While educationists hailed the program, a number of public and government-aided schools struggled to efficiently implement it amid rising inflation, insufficient State allocation and restrictions on fees increment.

Also read: Uniform school fees good for the poor

School managers now hope that the new ministerial order determining benefits for learners, which was published in the official gazette this week could ease pressure on academies.

Cap on fee hike

The new legislation indicates that going forward both government and parents’ contribution to the school meal programme will take into consideration market prices for food products, alongside parents’ capacity.

Those without contribution in cash can contribute foodstuffs.

Respective schools’ general assemblies will determine parents’ share based on the maximum amount determined by the Government, which the latter will supplement using the budget.

Another chunk of the needed supplies can come from agricultural and livestock production at school facility, or from funds or other subsidies from partners at District or national level.

Study loan obligations and interest

The ministerial order also tackles matters related to tertiary study loan and bursary schemes which continue to reel from financial issues arising from non-recovery of multi-billion franc outstanding loans, issues that threaten both sustainability and ability of the schemes to sponsor new students if unchecked.
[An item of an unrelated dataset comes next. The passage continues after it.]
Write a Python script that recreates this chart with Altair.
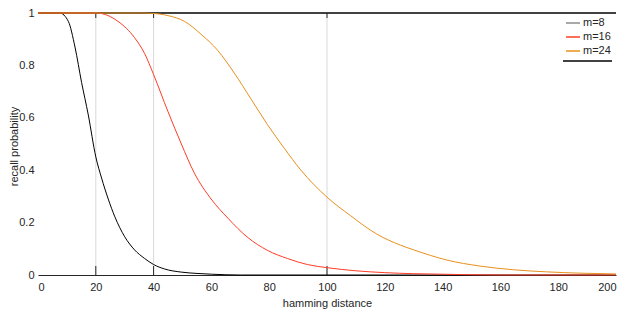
import altair as alt
import pandas as pd

# ---- data ----
series_names = ["m=8", "m=16", "m=24"]

x_m8 = [0, 7.5, 10.5, 12.8, 15.1, 17.4, 20, 22, 24.3, 26.6, 30, 33.4, 36.9, 40, 43.8, 49.6, 55, 60, 65, 70, 200]
y_m8 = [1, 1, 0.968, 0.87, 0.734, 0.611, 0.451, 0.37, 0.29, 0.222, 0.146, 0.096, 0.063, 0.04, 0.023, 0.011, 0.006, 0.003, 0.001, 0, 0]

x_m16 = [0, 20.2, 22, 27.7, 33.4, 36.9, 40, 45, 49.6, 54.1, 59.9, 65.7, 72.6, 79.4, 86.3, 93.2, 100, 110, 120, 130, 140, 150, 160, 200]
y_m16 = [1, 1, 0.998, 0.968, 0.906, 0.845, 0.765, 0.623, 0.5, 0.389, 0.29, 0.217, 0.143, 0.094, 0.063, 0.04, 0.028, 0.016, 0.009, 0.005, 0.003, 0.001, 0, 0]

x_m24 = [0, 36, 39, 45, 50.7, 56.4, 62.2, 67.9, 73.7, 79.4, 85.2, 90.9, 100, 108.2, 117.4, 125.4, 130, 141.5, 153, 164.5, 176, 187.5, 200]
y_m24 = [1, 1, 0.999, 0.99, 0.968, 0.919, 0.857, 0.771, 0.672, 0.574, 0.484, 0.401, 0.297, 0.226, 0.155, 0.114, 0.096, 0.057, 0.034, 0.02, 0.012, 0.007, 0.004]

grid_x = [20, 40, 100]
x_ticks = [0, 20, 40, 60, 80, 100, 120, 140, 160, 180, 200]
y_ticks = [0, 0.2, 0.4, 0.6, 0.8, 1]

line_colors = ["#000000", "#ff3c25", "#e8901c"]
legend_colors = ["#8c8c8c", "#ff3c25", "#e8901c"]

# ---- tables ----
frames = []
for name, xs, ys in zip(series_names, [x_m8, x_m16, x_m24], [y_m8, y_m16, y_m24]):
    frames.append(pd.DataFrame({"x": xs, "y": ys, "series": name}))
df = pd.concat(frames, ignore_index=True)
grid_df = pd.DataFrame({"x": grid_x})

W, H = 578, 262
FONT = "Liberation Sans"
INK = "#262626"

xscale = alt.Scale(domain=[0, 200], nice=False)
yscale = alt.Scale(domain=[0, 1], nice=False)
xaxis = alt.Axis(values=x_ticks, format="d", grid=False, ticks=False, tickSize=0,
                 domainColor=INK, labelPadding=6, titlePadding=5, title="hamming distance")
yaxis = alt.Axis(values=y_ticks, format="~g", grid=False, ticks=False, tickSize=0,
                 domain=False, labelPadding=4, title="recall probability",
                 titleX=-24, titleY=H / 2 + 2, titleAngle=270, titleBaseline="middle",
                 titleAlign="center")

X = alt.X("x:Q", scale=xscale, axis=xaxis)
Y = alt.Y("y:Q", scale=yscale, axis=yaxis)

grid = alt.Chart(grid_df).mark_rule(color="#d9d9d9", strokeWidth=1).encode(
    x=X, y=alt.value(0), y2=alt.value(H))
tick_top = alt.Chart(grid_df).mark_rule(color=INK, strokeWidth=1).encode(
    x=X, y=alt.value(0), y2=alt.value(5))
tick_bot = alt.Chart(grid_df).mark_rule(color=INK, strokeWidth=1).encode(
    x=X, y=alt.value(H - 9), y2=alt.value(H))
border = alt.Chart(grid_df).mark_rule(color=INK, strokeWidth=1).encode(
    x=alt.value(0), x2=alt.value(W), y=alt.value(0))

legend_layer = alt.Chart(df).transform_filter("datum.x < -1").mark_line(strokeWidth=1.5).encode(
    x=X, y=Y,
    stroke=alt.Stroke("series:N",
                      scale=alt.Scale(domain=series_names, range=legend_colors),
                      legend=alt.Legend(title=None, orient="none", legendX=527, legendY=2,
                                        symbolType="stroke", symbolSize=196, symbolStrokeWidth=1.5,
                                        labelFontSize=11, labelOffset=2, rowPadding=1, padding=0,
                                        labelFont=FONT, labelColor=INK)))
underline = alt.Chart(grid_df).mark_rule(color=INK, strokeWidth=1).encode(
    x=alt.value(525), x2=alt.value(574), y=alt.value(48))

lines = []
for name, col in zip(series_names, line_colors):
    lines.append(
        alt.Chart(df[df.series == name]).mark_line(color=col, strokeWidth=1, interpolate="monotone")
        .encode(x=X, y=Y)
    )

chart = alt.layer(grid, tick_top, tick_bot, border, legend_layer, underline, *lines).properties(
    width=W, height=H,
    autosize=alt.AutoSizeParams(type="none"),
    padding={"left": 30, "top": 5, "right": 2, "bottom": 37},
).configure_view(stroke=None).configure_axis(
    labelFont=FONT, titleFont=FONT, labelFontSize=11, titleFontSize=11,
    labelColor=INK, titleColor=INK, titleFontWeight="normal"
)

chart.save("out.html", embed_options={"renderer": "svg", "actions": False})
Details of the new legislation state that study loan beneficiaries at higher learning institutions in the country and abroad have obligations to notify the financial institution mandated by the government to manage study loan and bursaries that they are employed, and go ahead to start repayment.

Also read: BACK TO SCHOOL: Parents, inflation and the fees dilemma

Failure to do so by the loan beneficiary, or by employer to declare the appointment of the former, amounts to a fault and is liable to an administrative fine of 10 per cent of the due amount.

The law also compels study loan beneficiaries to inform, in writing, the financial institution of their address, telephone number, e-mail, modalities of repayment where applicable, and any other necessary information, within two years from the completion.

Interest on study loan is calculated only once on the total loan amount received, states the ministerial order.
It has been set at 11 per cent for undergraduate students, and 12 per cent for graduate and postgraduate students.